Point Church paid $1.3 million for 105 Ridge St., a structure originally built in the late 19th century for the Mount Zion Baptist Church. The property had previously been listed at $1.875 million. 

“This is an amazing building, and just think of all the life changes that have happened here,” said executive director Chip Measells in a video on the church’s website. “You can’t get any more [central] than where we are.” 

After the Mount Zion congregation moved to a new location on Lankford Avenue in 2003, the building became the home of the Music Resource Center in 2004. Previously, the center offered educational opportunities to teens in a practice space above Trax, a famed nightclub that was demolished soon after the University of Virginia purchased it for hospital expansion.  

Point Church was founded in 2009 and is listed as being a Southern Baptist congregation. Their website states they expect to have the old church ready for worship services in April 2025. The purchase was a strategic one. 

“We want to be at the center of everything that’s happening around our communities that are in poverty, that are struggling with financial hardships, and to do that we need to map the assets and collaborate and coordinate with all the other great work that’s being done,” Measells said. 

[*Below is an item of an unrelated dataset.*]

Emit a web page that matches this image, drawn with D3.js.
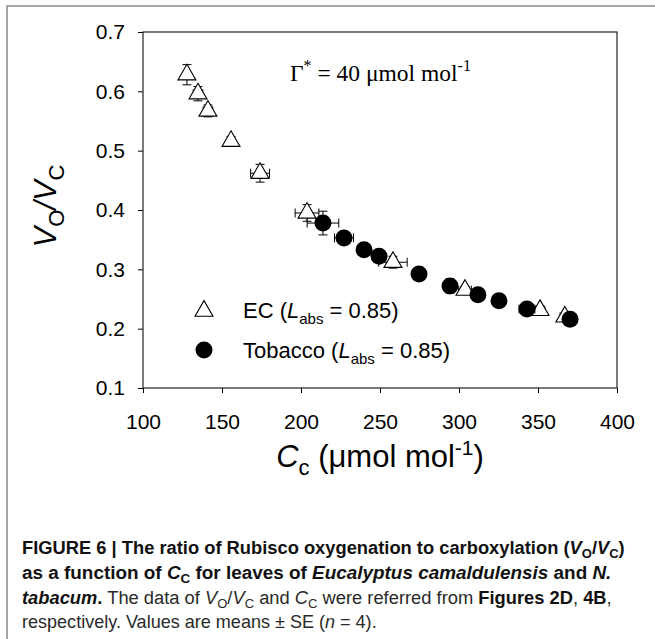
<!DOCTYPE html>
<html>
<head>
<meta charset="utf-8">
<script src="https://cdn.jsdelivr.net/npm/d3@7"></script>
<style>
  html, body { margin: 0; padding: 0; background: #fff; }
  svg { display: block; }
</style>
</head>
<body>
<script>
// Vo/Vc against Cc for E. camaldulensis (EC) and tobacco, means ± SE
const ecCc       = [127.8, 134.8, 141.1, 155.7, 174.1, 203.8, 258.2, 303.8, 351.3, 367.0];
const ecCcSE     = [2, 3, 3, 2, 6, 7.5, 9, 4, 3, 3];
const ecRatio    = [0.628, 0.596, 0.567, 0.516, 0.462, 0.395, 0.312, 0.265, 0.231, 0.220];
const ecRatioSE  = [0.017, 0.012, 0.010, 0.008, 0.015, 0.014, 0.010, 0.006, 0.004, 0.004];

const tobCc      = [213.9, 227.2, 239.9, 249.4, 274.7, 294.3, 312.0, 325.3, 343.0, 370.3];
const tobCcSE    = [10, 6, 4, 3, 2, 2, 2, 2, 5, 2];
const tobRatio   = [0.378, 0.353, 0.333, 0.322, 0.292, 0.272, 0.257, 0.247, 0.233, 0.216];
const tobRatioSE = [0.020, 0.010, 0.008, 0.008, 0.005, 0.012, 0.005, 0.005, 0.005, 0.005];

const xTicks = [100, 150, 200, 250, 300, 350, 400];
const yTicks = [0.1, 0.2, 0.3, 0.4, 0.5, 0.6, 0.7];

const W = 655, H = 639;
const sans = "'Liberation Sans', Arial, Helvetica, sans-serif";
const serif = "'Liberation Serif', 'Times New Roman', serif";

const svg = d3.select("body").append("svg")
  .attr("width", W).attr("height", H)
  .attr("viewBox", `0 0 ${W} ${H}`);

svg.append("rect").attr("width", W).attr("height", H).attr("fill", "#fff");

// figure panel border (runs off the right and bottom edges)
svg.append("rect")
  .attr("x", 7).attr("y", 6).attr("width", W + 20).attr("height", H + 20)
  .attr("fill", "none").attr("stroke", "#8a8a8a").attr("stroke-width", 1.5);

const x = d3.scaleLinear().domain([100, 400]).range([143, 617]);
const y = d3.scaleLinear().domain([0.1, 0.7]).range([388, 32]);

// axes
const xAxis = svg.append("g")
  .attr("transform", `translate(0,${y(0.1)})`)
  .call(d3.axisBottom(x).tickValues(xTicks).tickSize(5).tickFormat(d3.format("d")));
xAxis.select(".domain").remove();
xAxis.selectAll("text").attr("y", 41).attr("dy", 0)
  .style("font-family", sans).style("font-size", "21px").attr("fill", "#000");

const yAxis = svg.append("g")
  .attr("transform", `translate(${x(100)},0)`)
  .call(d3.axisLeft(y).tickValues(yTicks).tickSize(5).tickPadding(13).tickFormat(d3.format(".1f")));
yAxis.select(".domain").remove();
yAxis.selectAll("text")
  .style("font-family", sans).style("font-size", "21px").attr("fill", "#000");

svg.selectAll(".tick line").attr("stroke", "#000").attr("stroke-width", 1);

// plot frame
svg.append("rect")
  .attr("x", x(100)).attr("y", y(0.7))
  .attr("width", x(400) - x(100)).attr("height", y(0.1) - y(0.7))
  .attr("fill", "none").attr("stroke", "#222").attr("stroke-width", 1.2);

// data
const ec = ecCc.map((c, i) => ({ c, cs: ecCcSE[i], r: ecRatio[i], rs: ecRatioSE[i] }));
const tob = tobCc.map((c, i) => ({ c, cs: tobCcSE[i], r: tobRatio[i], rs: tobRatioSE[i] }));

function errorBars(g, data) {
  const cap = 4.5;
  data.forEach(d => {
    const cx = x(d.c), cy = y(d.r);
    const y0 = y(d.r - d.rs), y1 = y(d.r + d.rs);
    const x0 = x(d.c - d.cs), x1 = x(d.c + d.cs);
    const p = d3.path();
    p.moveTo(cx, y0); p.lineTo(cx, y1);
    p.moveTo(cx - cap, y0); p.lineTo(cx + cap, y0);
    p.moveTo(cx - cap, y1); p.lineTo(cx + cap, y1);
    p.moveTo(x0, cy); p.lineTo(x1, cy);
    p.moveTo(x0, cy - cap); p.lineTo(x0, cy + cap);
    p.moveTo(x1, cy - cap); p.lineTo(x1, cy + cap);
    g.append("path").attr("d", p.toString())
      .attr("fill", "none").attr("stroke", "#000").attr("stroke-width", 1);
  });
}

const tri = d3.symbol().type(d3.symbolTriangle).size(140);
const R = 8.5;

const gEc = svg.append("g");
errorBars(gEc, ec);
gEc.selectAll("path.tri").data(ec).join("path")
  .attr("class", "tri")
  .attr("d", tri)
  .attr("transform", d => `translate(${x(d.c)},${y(d.r)})`)
  .attr("fill", "#fff").attr("stroke", "#000").attr("stroke-width", 1.1);

const gTob = svg.append("g");
errorBars(gTob, tob);
gTob.selectAll("circle").data(tob).join("circle")
  .attr("cx", d => x(d.c)).attr("cy", d => y(d.r)).attr("r", R)
  .attr("fill", "#000");

// annotation
const ann = svg.append("text")
  .attr("x", 290).attr("y", 81)
  .style("font-family", serif).style("font-size", "23.5px").attr("fill", "#000");
ann.append("tspan").text("Γ");
ann.append("tspan").attr("dy", -10).style("font-size", "16px").text("*");
ann.append("tspan").attr("dy", 10).text(" = 40 μmol mol");
ann.append("tspan").attr("dy", -10).style("font-size", "16px").text("-1");

// legend
function legendLabel(name, yPos) {
  const t = svg.append("text").attr("x", 243).attr("y", yPos)
    .style("font-family", sans).style("font-size", "22px").attr("fill", "#000");
  t.append("tspan").text(name + " (");
  t.append("tspan").style("font-style", "italic").text("L");
  t.append("tspan").attr("dy", 6).style("font-size", "15px").text("abs");
  t.append("tspan").attr("dy", -6).text(" = 0.85)");
}
svg.append("path").attr("d", tri)
  .attr("transform", "translate(204,311)")
  .attr("fill", "#fff").attr("stroke", "#000").attr("stroke-width", 1.1);
legendLabel("EC", 318);
svg.append("circle").attr("cx", 204).attr("cy", 350).attr("r", R).attr("fill", "#000");
legendLabel("Tobacco", 358);

// axis titles
const yl = svg.append("text")
  .attr("transform", "translate(56,206) rotate(-90)")
  .attr("text-anchor", "middle")
  .style("font-family", sans).style("font-size", "31px").attr("fill", "#000");
yl.append("tspan").style("font-style", "italic").text("V");
yl.append("tspan").attr("dy", 8).style("font-size", "22px").text("O");
yl.append("tspan").attr("dy", -8).style("font-style", "italic").text("/V");
yl.append("tspan").attr("dy", 8).style("font-size", "22px").text("C");

const xl = svg.append("text")
  .attr("x", 380).attr("y", 467).attr("text-anchor", "middle")
  .style("font-family", sans).style("font-size", "31px").attr("fill", "#000");
xl.append("tspan").style("font-style", "italic").text("C");
xl.append("tspan").attr("dy", 8).style("font-size", "22px").text("c");
xl.append("tspan").attr("dy", -8).text(" (μmol mol");
xl.append("tspan").attr("dy", -12).style("font-size", "21px").text("-1");
xl.append("tspan").attr("dy", 12).text(")");

// caption
const captionLines = [
  { y: 554, width: 603, parts: [
    ["b", "FIGURE 6 | The ratio of Rubisco oxygenation to carboxylation ("],
    ["bi", "V"], ["bsub", "O"], ["b", "/"], ["bi", "V"], ["bsub", "C"], ["b", ")"] ] },
  { y: 579, width: 590, parts: [
    ["b", "as a function of "], ["bi", "C"], ["bsub", "C"], ["b", " for leaves of "],
    ["bi", "Eucalyptus camaldulensis"], ["b", " and "], ["bi", "N."] ] },
  { y: 604, width: 590, parts: [
    ["bi", "tabacum"], ["b", "."], ["n", " The data of "], ["i", "V"], ["sub", "O"], ["n", "/"],
    ["i", "V"], ["sub", "C"], ["n", " and "], ["i", "C"], ["sub", "C"],
    ["n", " were referred from "], ["b", "Figures 2D"], ["n", ", "], ["b", "4B"], ["n", ","] ] },
  { y: 628, width: 355, parts: [
    ["n", "respectively. Values are means ± SE ("], ["i", "n"], ["n", " = 4)."] ] }
];

captionLines.forEach(line => {
  const g = svg.append("g");
  const t = g.append("text").attr("x", 0).attr("y", 0)
    .style("font-family", sans).style("font-size", "19px").attr("fill", "#2a2a2a");
  let shifted = false;
  line.parts.forEach(([kind, str]) => {
    const s = t.append("tspan").text(str);
    const isSub = kind.endsWith("sub");
    if (kind.startsWith("b")) s.style("font-weight", "bold").attr("fill", "#111");
    if (kind.endsWith("i")) s.style("font-style", "italic");
    if (isSub) { s.style("font-size", "13.5px"); if (!shifted) { s.attr("dy", 4); shifted = true; } }
    else if (shifted) { s.attr("dy", -4); shifted = false; }
  });
  const w = t.node().getComputedTextLength();
  g.attr("transform", `translate(22,${line.y}) scale(${line.width / w},1)`);
});
</script>
</body>
</html>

One nearby opportunity for collaboration is the Salvation Army at 207 Ridge St. City Council recently granted permission for an expansion project that will allow an increase from 55 shelter beds to 114 beds. That includes seven two-bedroom suites for transitional housing, allowing families to stay together. 

Measells said Point Church has an entrepreneurship academy that lasts 10 weeks and is followed up with Gospel-led mentorship. 

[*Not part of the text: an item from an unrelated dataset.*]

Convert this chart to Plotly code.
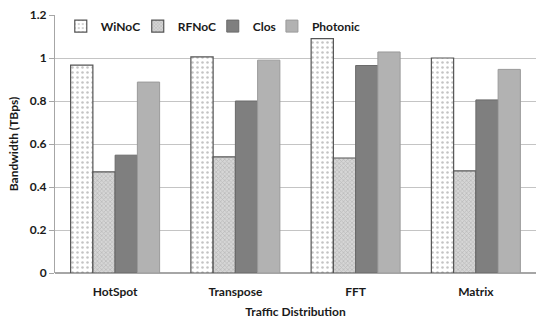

“We are praying that God is going to make an extraordinary impact through this Gospel-centered path out of poverty,” said Pastor Gabe Turner in the video. “We are praying that the poverty level will decrease.”

The Point Church will continue to lease the basement space to the Music Resource Center. They also have a map indicating several satellite locations for parishioners to park. The few spaces close to the church are reserved for drivers with handicap tags. 

Next door, Cushman & Wakefield | Thalhimer is marketing the former Greyhound bus station as a “rare development opportunity” that could take advantage of the new Commercial Mixed Use Corridor zoning. An encampment of unhoused individuals is currently living at the site. 

Elsewhere in Charlottesville, plans to develop a portion of the Hinton Avenue Methodist Church in Belmont with affordable apartments fell through when the Church of the Good Shepherd paid $1.5 million for the property. That purchase allowed the congregation to move out of the space they were renting at 105 Ridge St. from the Music Resource Center.